Thodari review: This railroad romance speeds into a circus

  • Gautaman Bhaskaran, Hindustan Times, Chennai
  • Updated: Sep 22, 2016 18:05 IST
Thodari stars Dhanush and Keerthy Suresh in the lead roles. (Prabhu Solomon)

Thodari
Director: Prabhu Solomon
Cast: Dhanush, Keerthy Suresh, Karunakaran, Thambi Ramaiah, Radha Ravi, Ganesh Venkatraman
Rating: 1.5/5

Railroad romances have often been a soul mate of cinema. I have seen beautiful love stories emerging from the motion and movement of chugging trains. Shammi Kapoor and Asha Parekh once embarked on the love trail from a train in Teesri Manzil. In Professor, Kapoor gets on a romantic high with his screen sweetheart, Kalpana, on the toy train as it winds through the Ghoom Loop near Darjeeling, and more recently Mani Ratnam imaginatively used the railroad as a leitmotif in his Alaipayuthey. Chennai Express, David Lean’s Brief Encounter -- and I can go on to say how the train has played on-screen cupid through the ages.

Tamil director Prabhu Solomon -- who has given us innumerable romantic features like Kumki and Mynaa -- once again scripts a story of love in his latest outing, Thodari. Shot mostly on the Duranto Express with some scenes canned in places close to Goa and Hyderabad, the film -- whose title means train -- takes its own time to introduce us to its key characters -- like Dhanush’s Poochiyappan serving as a pantry-boy, Saroja (Keerthy Suresh), a touch-up girl for an actor on board, a cynical minister (Radha Ravi), a middle-aged pantry-car manager (Thambi Ramaiah) and a cop (Ganesh Venkatraman). Obviously, it could not have been easy for Solomon, who also wrote the story, to give enough screen time to each one of them. The result is a 168-minute circus on rail that stretches from New Delhi to Chennai.

A Thodari song sequence atop a moving train. (Prabhu Solomon)

Yes, I call it a circus, because Solomon throws every bit of logic to the winds while narrating what he probably set out to create in the first place, a love story between Poochiyappan and Saroja. She is tricked into believing that she has the talent to be a great singer and Poochiyappan spins a whole lot of yarns (including his friendship with a famous music director) to get the girl close to him.

But firmly believing that the path of love never runs smooth, the helmer packs in a variety of incidents -- each bizarre than the other. While the manager has a glad eye for the actor and is undignified enough not to hide it, trampling, in the bargain, on his responsibilities, a set of thieves is mistaken by security agencies for terrorists after the engine driver collapses at the wheel.
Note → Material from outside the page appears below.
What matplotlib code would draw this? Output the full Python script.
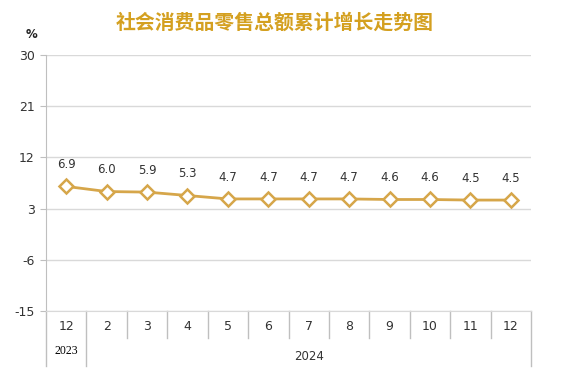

The ‘driverless’ train picks up speed and races at a crazy speed (100 km an hour) in scenes that reminded me of Taking of Pelham 123 (a 2009 movie with Denzel Washington and John Travolta that, in turn, was a remake of the 1974 original with Robert Shaw). And nobody can stop it, including Saroja who is trapped outside the driver’s cabin, and Poochiyappan, who looks on helplessly from the coach across the engine. And this crisis comes after a whole lot of antics with the couple singing atop a speeding train, and the hero single-handedly pushing the thieves, the whole lot of them, off the roof!

Solomon throws every bit of logic to the winds while narrating his rail romance. (Prabhu Solomon)

What could have been a simple story of romance and affection has been needlessly messed up with crass humour (of the Ramaiah variety) and stunts that even a circus artist might not quite dare. Adding to this madness is the rescue effort by a helicopter that swings and totters in mid-air while a man from it tries to get on to the engine. And running along with the train at 100-odd km an hour is a van with a television team perched on the roof. Certainly, a case of not just a runaway train, but also a runway imagination.

If this is the idea of entertainment (punctuated with dream songs), it is awfully unrefined and just about unwatchable. Yes, Keerthy is a natural, the one redeeming feature in Thodari, and Dhanush gets down to playing -- all over again -- the underdog. His dialogue delivery and his other mannerisms remain boringly similar to his earlier works.